5. "Self-defined constituency model (limited topics for consensus policies)" includes "five at large members of board (less than half the board) elected through regional organizations" - this one seems to be just like what the status quo pretends to be minus elections -- sort of like what Sims and Roberts have been hoping might come out of the next Board meeting. Indeed, of all the options this is the hardest one to understand from the summary document, and the one where the "pros" listed most outweigh the "cons"; it seems to be the one the author of the document likes best (lots of 'cons' are missing...).

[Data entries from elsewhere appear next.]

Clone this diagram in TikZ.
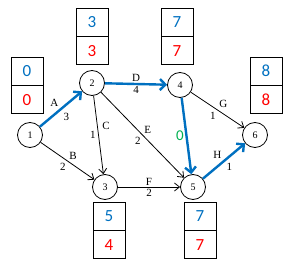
\documentclass[tikz,border=0pt]{standalone}
\usepackage{fontspec}
\setmainfont{Liberation Serif}
\newfontfamily\boxfont{Carlito}
\usepackage{tikz}
\usetikzlibrary{positioning, arrows.meta}
\definecolor{netblue}{RGB}{0,112,192}
\definecolor{netgreen}{RGB}{0,176,80}
\begin{document}
\begin{tikzpicture}[x=1pt, y=-1pt,
                event/.style={draw=black, line width=0.8pt, circle, minimum size=25pt, inner sep=0pt, font=\fontsize{10}{10}\selectfont},
                timebox/.style={draw=black, line width=0.8pt, rectangle, minimum width=32pt, minimum height=28pt, inner sep=0pt, font=\boxfont\fontsize{17}{17}\selectfont},
                act/.style={line width=0.8pt, -{Straight Barb[length=5pt, width=8pt]}},
                critical/.style={draw=netblue, line width=2.4pt, -{Straight Barb[length=5.5pt, width=11pt]}},
                actlabel/.style={font=\fontsize{11}{11}\selectfont, inner sep=1.5pt}
            ]
            \useasboundingbox (0,0) rectangle (292,267);

            % Knoten
            \node[event] (n1) at (30,135) {1};
            \node[event] (n2) at (92,83) {2};
            \node[event] (n3) at (105,187) {3};
            \node[event] (n4) at (180,85) {4};
            \node[event] (n5) at (193,187) {5};
            \node[event] (n6) at (255,135) {6};

            % Zeitfelder
            \node[timebox, text=netblue] (t1) at (27,71) {0};
            \node[timebox, text=red, below=0pt of t1] (b1) {0};
            \node[timebox, text=netblue] (t2) at (92,22) {3};
            \node[timebox, text=red, below=0pt of t2] (b2) {3};
            \node[timebox, text=netblue] (t3) at (109,216) {5};
            \node[timebox, text=red, below=0pt of t3] (b3) {4};
            \node[timebox, text=netblue] (t4) at (177,22) {7};
            \node[timebox, text=red, below=0pt of t4] (b4) {7};
            \node[timebox, text=netblue] (t5) at (200,216) {7};
            \node[timebox, text=red, below=0pt of t5] (b5) {7};
            \node[timebox, text=netblue] (t6) at (266,71) {8};
            \node[timebox, text=red, below=0pt of t6] (b6) {8};

            % Kanten zwischen Knoten
            \draw[critical] (n1) -- (n2) node[midway, above left, actlabel] {A} node[midway, below right, actlabel, yshift=-2pt] {3};
            \draw[act] (n1) -- (n3) node[midway, above right, actlabel] {B} node[midway, below left, actlabel] {2};
            \draw[act] (n2) -- (n3) node[midway, right, actlabel, yshift=9pt, xshift=2pt] {C} node[midway, left, actlabel, xshift=-1pt] {1};
            \draw[critical] (n2) -- (n4) node[midway, above, actlabel] {D} node[midway, below, actlabel] {4};
            \draw[act] (n2) -- (n5) node[midway, above right, actlabel] {E} node[midway, below left, actlabel] {2};
            \draw[act] (n3) -- (n5) node[midway, above, actlabel] {F} node[midway, below, actlabel] {2};
            \draw[act] (n4) -- (n6) node[midway, above right, actlabel] {G} node[midway, below left, actlabel] {1};
            \draw[critical] (n4) -- (n5) node[midway, left, actlabel, text=netgreen, font=\boxfont\fontsize{15}{15}\selectfont] {0};
            \draw[critical] (n5) -- (n6) node[midway, above left, actlabel] {H} node[midway, below right, actlabel] {1};

        \end{tikzpicture}
\end{document}
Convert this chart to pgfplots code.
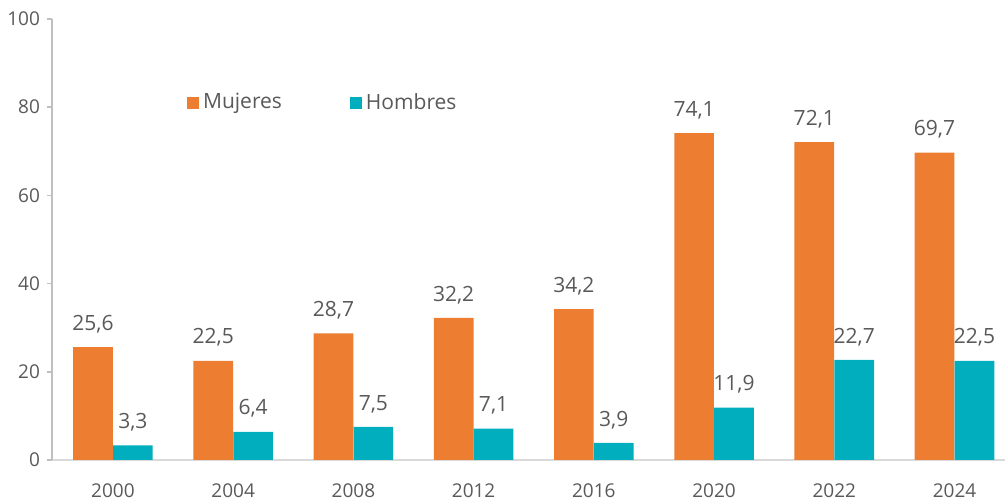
\documentclass[border=0pt]{standalone}
\usepackage{pgfplots}
\pgfplotsset{compat=1.18}
\usepackage{fontspec}
\setmainfont{Open Sans}
\definecolor{cMuj}{HTML}{ED7D31}
\definecolor{cHom}{HTML}{00AEBD}
\definecolor{txt}{HTML}{595959}

\begin{document}
\begin{tikzpicture}
\begin{axis}[
    scale only axis,
    width=476.5pt, height=220.5pt,
    ybar, bar width=0.33,
    xmin=-0.507, xmax=7.42,
    ymin=0, ymax=100,
    xtick=data,
    xticklabels={2000,2004,2008,2012,2016,2020,2022,2024},
    ytick={0,20,...,100},
    axis x line*=bottom, axis y line*=left,
    x axis line style={draw=black!15, line width=0.8pt, -},
    y axis line style={draw=black!25, line width=0.8pt, -},
    xtick style={draw=none},
    ytick style={draw=black!25, line width=0.8pt},
    tick align=outside, major tick length=2.5pt,
    tick label style={font=\fontsize{9.5}{11}\selectfont, text=txt},
    xticklabel style={yshift=-6pt},
    /pgf/number format/assume math mode=true,
    nodes near coords={\pgfmathprintnumber[fixed,fixed zerofill,precision=1,use comma,assume math mode=true]{\pgfplotspointmeta}},
    every node near coord/.append style={font=\fontsize{10.5}{12}\selectfont, text=txt, yshift=3.5pt},
    legend style={at={(0.135,0.81)}, anchor=west, draw=none, fill=none,
        legend columns=2, font=\fontsize{10.5}{12}\selectfont, text=txt,
        /tikz/every even column/.append style={column sep=32pt}},
    legend image code/.code={\fill[#1] (0pt,-3pt) rectangle (6pt,3pt);},
]
\addplot[draw=none, fill=cMuj, bar shift=-0.166] coordinates {
    (0,25.6) (1,22.5) (2,28.7) (3,32.2) (4,34.2) (5,74.1) (6,72.1) (7,69.7)};
\addplot[draw=none, fill=cHom, bar shift=0.166] coordinates {
    (0,3.3) (1,6.4) (2,7.5) (3,7.1) (4,3.9) (5,11.9) (6,22.7) (7,22.5)};
\legend{Mujeres, Hombres}
\end{axis}
\pgfresetboundingbox
\path ([shift={(-26pt,-20.5pt)}]current axis.south west) rectangle ([shift={(1pt,9.5pt)}]current axis.north east);
\end{tikzpicture}
\end{document}
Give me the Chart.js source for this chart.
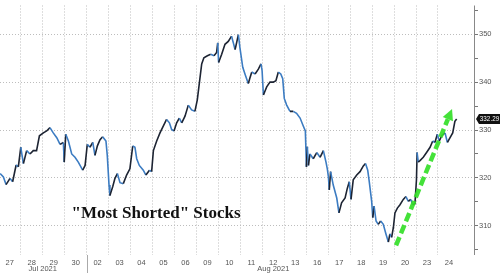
<!DOCTYPE html>
<html>
<head>
<meta charset="utf-8">
<script src="https://cdn.jsdelivr.net/npm/chart.js@4.4.0/dist/chart.umd.min.js"></script>
<style>
  html, body { margin: 0; padding: 0; background: #fff; }
  canvas { display: block; }
</style>
</head>
<body>
<canvas id="chart" width="500" height="273"></canvas>
<script>
// trading days shown on the x axis (each day = 1 unit)
const dayLabels = ['27','28','29','30','02','03','04','05','06','09','10','11','12','13','16','17','18','19','20','23','24'];
const monthLabels = ['Jul 2021', 'Aug 2021'];
const monthStarts = [0, 4];
const yTicks = [305, 310, 315, 320, 325, 330, 335, 340, 345, 350, 355];

// position in trading days (0 = start of Jul 27) and index level
const times = [
  0.06, 0.21, 0.33, 0.51, 0.63, 0.79, 0.89, 1.00, 1.12, 1.27, 1.42, 1.57, 1.72, 1.85,
  2.03, 2.18, 2.33, 2.48, 2.64, 2.79, 2.94, 2.98, 3.05, 3.17, 3.32, 3.47, 3.62, 3.82, 3.93,
  4.03, 4.15, 4.28, 4.38, 4.49, 4.61, 4.73, 4.88, 4.94, 5.02, 5.06, 5.19, 5.29, 5.40, 5.52,
  5.67, 5.82, 5.97, 6.10, 6.20, 6.28, 6.40, 6.58, 6.70, 6.86, 6.96, 7.04, 7.19, 7.34, 7.49,
  7.64, 7.77, 7.87, 7.98, 8.10, 8.22, 8.33, 8.48, 8.63, 8.78, 8.93, 9.04, 9.13, 9.24, 9.34,
  9.50, 9.65, 9.80, 9.92, 9.97, 10.01, 10.15, 10.30, 10.45, 10.60, 10.76, 10.91, 10.98, 11.11,
  11.21, 11.36, 11.52, 11.67, 11.82, 11.94, 11.99, 12.05, 12.20, 12.35, 12.50, 12.62, 12.73,
  12.84, 12.93, 13.00, 13.11, 13.26, 13.41, 13.56, 13.72, 13.87, 13.96, 14.01, 14.05, 14.10,
  14.17, 14.32, 14.48, 14.63, 14.78, 14.90, 14.96, 15.01, 15.05, 15.11, 15.23, 15.39, 15.49,
  15.61, 15.77, 15.87, 15.96, 16.04, 16.14, 16.30, 16.45, 16.60, 16.70, 16.80, 16.87, 16.98,
  17.03, 17.09, 17.18, 17.28, 17.39, 17.51, 17.63, 17.74, 17.81, 17.89, 17.97, 18.04, 18.15,
  18.27, 18.42, 18.54, 18.65, 18.76, 18.85, 18.95, 19.02, 19.05, 19.10, 19.18, 19.33, 19.48,
  19.64, 19.76, 19.86, 19.97, 20.06, 20.17, 20.32, 20.43, 20.55, 20.67, 20.77, 20.85
];
const prices = [
  320.9, 320.2, 318.6, 319.9, 319.2, 322.7, 322.3, 326.4, 323.0, 325.7, 325.0, 325.7, 325.7, 328.8,
  329.4, 329.8, 330.5, 329.4, 328.4, 327.0, 327.4, 323.3, 329.1, 327.7, 325.0, 324.3, 323.3, 321.6, 322.6,
  327.0, 326.4, 327.4, 324.7, 326.7, 328.0, 328.6, 327.7, 324.7, 318.5, 316.3, 318.2, 319.9, 320.9, 319.0,
  318.8, 320.6, 321.9, 326.7, 326.4, 324.0, 322.6, 321.6, 320.6, 321.6, 321.3, 325.7, 327.7, 329.4, 330.8,
  332.2, 331.5, 330.1, 329.8, 331.5, 332.5, 331.5, 332.9, 335.2, 334.2, 333.9, 336.3, 339.7, 343.8, 345.1,
  345.5, 345.8, 345.5, 346.2, 348.2, 344.1, 345.8, 347.9, 348.5, 349.6, 346.8, 349.9, 347.2, 343.1,
  341.7, 339.7, 342.1, 341.7, 342.7, 343.8, 342.4, 337.3, 339.0, 340.0, 340.0, 340.3, 342.1,
  341.7, 340.7, 336.6, 335.2, 333.9, 333.9, 333.5, 332.5, 330.8, 329.8, 322.3, 326.5, 322.6,
  325.0, 324.0, 325.3, 324.3, 325.7, 323.3, 321.9, 320.2, 317.5, 321.3, 318.5, 315.8, 312.7,
  314.8, 315.8, 317.8, 319.2, 315.5, 319.6, 320.6, 321.3, 322.5, 323.0, 321.6, 319.2, 315.1,
  311.7, 314.1, 311.0, 310.3, 311.0, 310.3, 308.3, 306.6, 308.3, 307.6, 309.7, 312.7, 313.7,
  314.4, 315.5, 316.1, 315.1, 315.5, 314.4, 314.6, 319.6, 325.3, 323.3, 323.6, 324.3, 325.3,
  326.4, 327.7, 327.4, 329.1, 327.7, 328.8, 329.4, 327.4, 328.4, 329.4, 331.8, 332.29
];

// green trend arrow, in data units [day, level]
const arrowFrom = [18.09, 305.9];
const arrowTo = [20.64, 334.4];
const titleText = '"Most Shorted" Stocks';
const titleAt = [7.16, 311.6];

const UP_COLOR = '#1d2433';
const DOWN_COLOR = '#3c7cc2';
const GRID_COLOR = '#bdbdbd';
const TEXT_COLOR = '#555';
const smallFont = { family: 'Liberation Sans', size: 7.5 };

const extras = {
    id: 'extras',
    beforeDatasetsDraw(chart) {
        const c = chart.ctx;
        const xs = chart.scales.x;
        const area = chart.chartArea;
        // month separator in the label band, and the right axis line
        c.save();
        c.lineWidth = 1;
        c.strokeStyle = '#aaa';
        const sx = Math.round(xs.getPixelForValue(monthStarts[1])) + 0.5;
        c.beginPath();
        c.moveTo(sx, area.bottom);
        c.lineTo(sx, chart.height);
        c.stroke();
        c.strokeStyle = '#888';
        const ax = Math.round(area.right) + 0.5;
        c.beginPath();
        c.moveTo(ax, area.top);
        c.lineTo(ax, area.bottom);
        c.stroke();
        c.restore();
    },
    afterDatasetsDraw(chart) {
        const c = chart.ctx;
        const xs = chart.scales.x, ys = chart.scales.y;

        // title
        c.save();
        c.font = 'bold 17px "Liberation Serif"';
        c.fillStyle = '#111';
        c.textAlign = 'center';
        c.textBaseline = 'alphabetic';
        c.fillText(titleText, xs.getPixelForValue(titleAt[0]), ys.getPixelForValue(titleAt[1]));
        c.restore();

        // arrow
        const x0 = xs.getPixelForValue(arrowFrom[0]), y0 = ys.getPixelForValue(arrowFrom[1]);
        const x1 = xs.getPixelForValue(arrowTo[0]), y1 = ys.getPixelForValue(arrowTo[1]);
        const len = Math.hypot(x1 - x0, y1 - y0);
        const ux = (x1 - x0) / len, uy = (y1 - y0) / len;
        const head = 11, half = 5.5;
        const bx = x1 - ux * head, by = y1 - uy * head;
        c.save();
        c.strokeStyle = 'rgba(52, 222, 40, 0.92)';
        c.fillStyle = 'rgba(52, 222, 40, 0.92)';
        c.lineWidth = 4.5;
        c.setLineDash([9, 4]);
        c.beginPath();
        c.moveTo(x0, y0);
        c.lineTo(bx, by);
        c.stroke();
        c.setLineDash([]);
        c.beginPath();
        c.moveTo(x1, y1);
        c.lineTo(bx - uy * half, by + ux * half);
        c.lineTo(bx + uy * half, by - ux * half);
        c.closePath();
        c.fill();
        c.restore();
    },
    afterDraw(chart) {
        const c = chart.ctx;
        const xs = chart.scales.x, ys = chart.scales.y;
        const area = chart.chartArea;

        // month labels
        c.save();
        c.font = '7.5px "Liberation Sans"';
        c.fillStyle = TEXT_COLOR;
        c.textAlign = 'center';
        c.textBaseline = 'middle';
        monthLabels.forEach((m, i) => {
            const a = monthStarts[i];
            const b = i + 1 < monthStarts.length ? monthStarts[i + 1] : dayLabels.length;
            c.fillText(m, xs.getPixelForValue((a + b) / 2), 269);
        });
        c.restore();

        // last value tag
        const last = prices[prices.length - 1];
        const ty = ys.getPixelForValue(last);
        const left = area.right + 2;
        c.save();
        c.fillStyle = '#111';
        c.beginPath();
        c.moveTo(left, ty);
        c.lineTo(left + 3, ty - 5);
        c.lineTo(chart.width, ty - 5);
        c.lineTo(chart.width, ty + 5);
        c.lineTo(left + 3, ty + 5);
        c.closePath();
        c.fill();
        c.font = '7px "Liberation Sans"';
        c.fillStyle = '#fff';
        c.textAlign = 'center';
        c.textBaseline = 'middle';
        const cx = (left + 3 + chart.width) / 2;
        c.translate(cx, ty + 0.5);
        c.scale(0.9, 1);
        c.fillText(last.toFixed(2), 0, 0);
        c.restore();
    }
};

new Chart(document.getElementById('chart'), {
    type: 'line',
    data: {
        datasets: [{
            data: times.map((t, i) => ({ x: t, y: prices[i] })),
            borderColor: UP_COLOR,
            borderWidth: 1.6,
            pointRadius: 0,
            tension: 0,
            segment: {
                borderColor: s => s.p1.parsed.y >= s.p0.parsed.y ? UP_COLOR : DOWN_COLOR
            }
        }]
    },
    options: {
        responsive: false,
        animation: false,
        devicePixelRatio: 1,
        layout: { padding: 0 },
        plugins: { legend: { display: false }, tooltip: { enabled: false } },
        scales: {
            x: {
                type: 'linear',
                min: 0.055,
                max: 21.64,
                afterBuildTicks: s => { s.ticks = dayLabels.map((_, i) => ({ value: i + 0.5 })); },
                afterFit: s => { s.height = 18; },
                border: { display: false, dash: [1, 2] },
                grid: {
                    offset: true,
                    drawTicks: false,
                    color: g => g.tick ? GRID_COLOR : 'rgba(0,0,0,0)'
                },
                ticks: {
                    autoSkip: false,
                    maxRotation: 0,
                    padding: 3,
                    color: TEXT_COLOR,
                    font: smallFont,
                    callback: (v, i) => dayLabels[i]
                }
            },
            y: {
                position: 'right',
                min: 303.9,
                max: 356.0,
                afterBuildTicks: s => { s.ticks = yTicks.map(v => ({ value: v })); },
                afterFit: s => { s.width = 26; },
                border: { display: false, dash: [1, 2] },
                grid: {
                    color: g => g.tick && g.tick.value % 10 === 0 ? GRID_COLOR : 'rgba(0,0,0,0)',
                    tickColor: '#777',
                    tickBorderDash: [],
                    tickLength: 4
                },
                ticks: {
                    padding: 1,
                    color: TEXT_COLOR,
                    font: smallFont,
                    callback: v => v % 10 === 0 ? v : ''
                }
            }
        }
    },
    plugins: [extras]
});
</script>
</body>
</html>
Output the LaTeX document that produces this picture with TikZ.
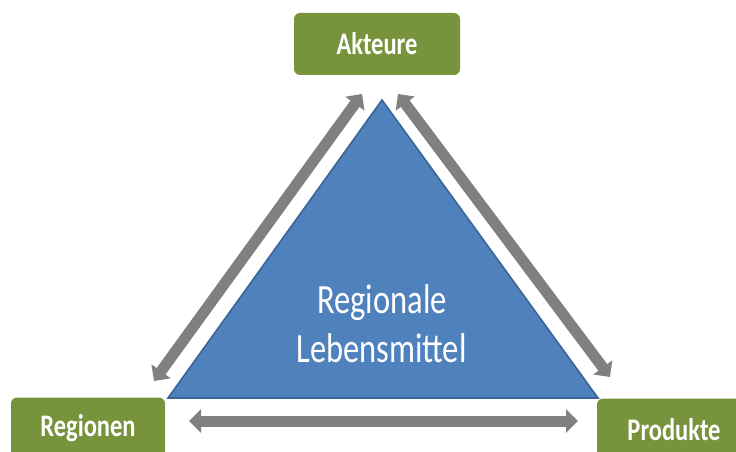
\documentclass[tikz,border=0pt]{standalone}
\usepackage{fontspec}
\setmainfont{Carlito}
\usetikzlibrary{arrows.meta}
\definecolor{boxgreen}{HTML}{77933C}
\definecolor{triblue}{HTML}{4F81BD}
\definecolor{triedge}{HTML}{3A6596}
\definecolor{arrowgray}{HTML}{808080}
\tikzset{
  greenbox/.style={fill=boxgreen, draw=none, rounded corners=6pt, minimum width=154pt, minimum height=62pt, inner sep=0pt, text=white, font=\fontsize{24.5}{28}\selectfont\bfseries},
  bigtext/.style={text=white, inner sep=0pt, anchor=base, font=\fontsize{32.5}{40}\selectfont},
  linkarrow/.style={draw=arrowgray, line width=11pt, {Triangle[length=12pt,width=23pt]}-{Triangle[length=12pt,width=23pt]}}
}
\newcommand{\vstretch}[1]{\scalebox{1}[1.28]{#1}}
\begin{document}
\begin{tikzpicture}[x=1pt,y=-1pt]
\useasboundingbox (0,0) rectangle (736,452);
\clip (0,0) rectangle (736,452);
% boxes
\node[greenbox, minimum width=166pt] (akteure) at (377,44) {\vstretch{Akteure}};
\node[greenbox] (regionen) at (88,428.5) {\vstretch{Regionen}};
\node[greenbox] (produkte) at (674,429.5) {\vstretch{Produkte}};
% triangle
\coordinate (apex) at (382,100);
\coordinate (bl) at (168,398);
\coordinate (br) at (598,398);
\draw[fill=triblue, draw=triedge, line width=1.6pt, line join=miter] (apex) -- (br) -- (bl) -- cycle;
\node[bigtext] (t1) at (382,313) {\vstretch{Regionale}};
\node[bigtext] (t2) at (381.5,362) {\vstretch{Lebensmittel}};
% arrows
\coordinate (la1) at (154,381);
\coordinate (la2) at (362,94);
\coordinate (ra1) at (398,94);
\coordinate (ra2) at (610,377);
\coordinate (ba1) at (189,421);
\coordinate (ba2) at (578,421);
\draw[linkarrow] (la1) -- (la2);
\draw[linkarrow] (ra1) -- (ra2);
\draw[linkarrow] (ba1) -- (ba2);
\end{tikzpicture}
\end{document}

Notably this is the one with the longest list of questions, headed by "What key steps need to be taken"? (Also note (1) that contrary to the assertion in this paper it's unlikely that public interest groups would like this choice any better than the ones above and (2) that people frequently put the option they like in the middle so it seems like the compromise choice.)
6. "No contracts model". This one is radical. All policies are just voluntary. The sticking point is that the UDRP won't be mandatory, or even if grandfathered won't grow, and the IP groups will growl.
7. "Service organization model". I have to confess I like the sound of this one:
Rotating board (not clear whether elections needed)
Service organization providing IANA function and managing root servers only
Voluntary policies (no contracts)/no policies on registry operation (full delegation)
Open TLD space to all who are minimally qualified
8. "Advisory committee model" - ICANN becomes an official advisory committee to the Dept. of Commerce, regulated by the Federal Advisory Committee Act. In effect this is just a variation on option one above. Makes you wonder why it's down here.

It's hard to tell just from this abbreviated paper, but these eight models seem to collapse fairly quickly into three families: US government takeover (1 and 8), variations on a strong, relatively familiar, ICANN with a slightly different configurations of the board (2-5), and truly consensus-based ICANNs with a whole new personality (6 and 7).

No prizes for guessing which ones I like. Let's hope this is a sign that everything really is open to discussion for a change.

UPDATE: An alert reader has pointed out to me that options 1 & 2 are much more international than 8. Option two specifically imagines multiple governments appointing Board members, and even one leaves open this idea. Plus, in 8, whoever the Board members are (even including foreign representatives), bringing ICANN under the Advisory Committee Act establishes a strong legal framework requiring openness - and clearly doesn't require new legislation.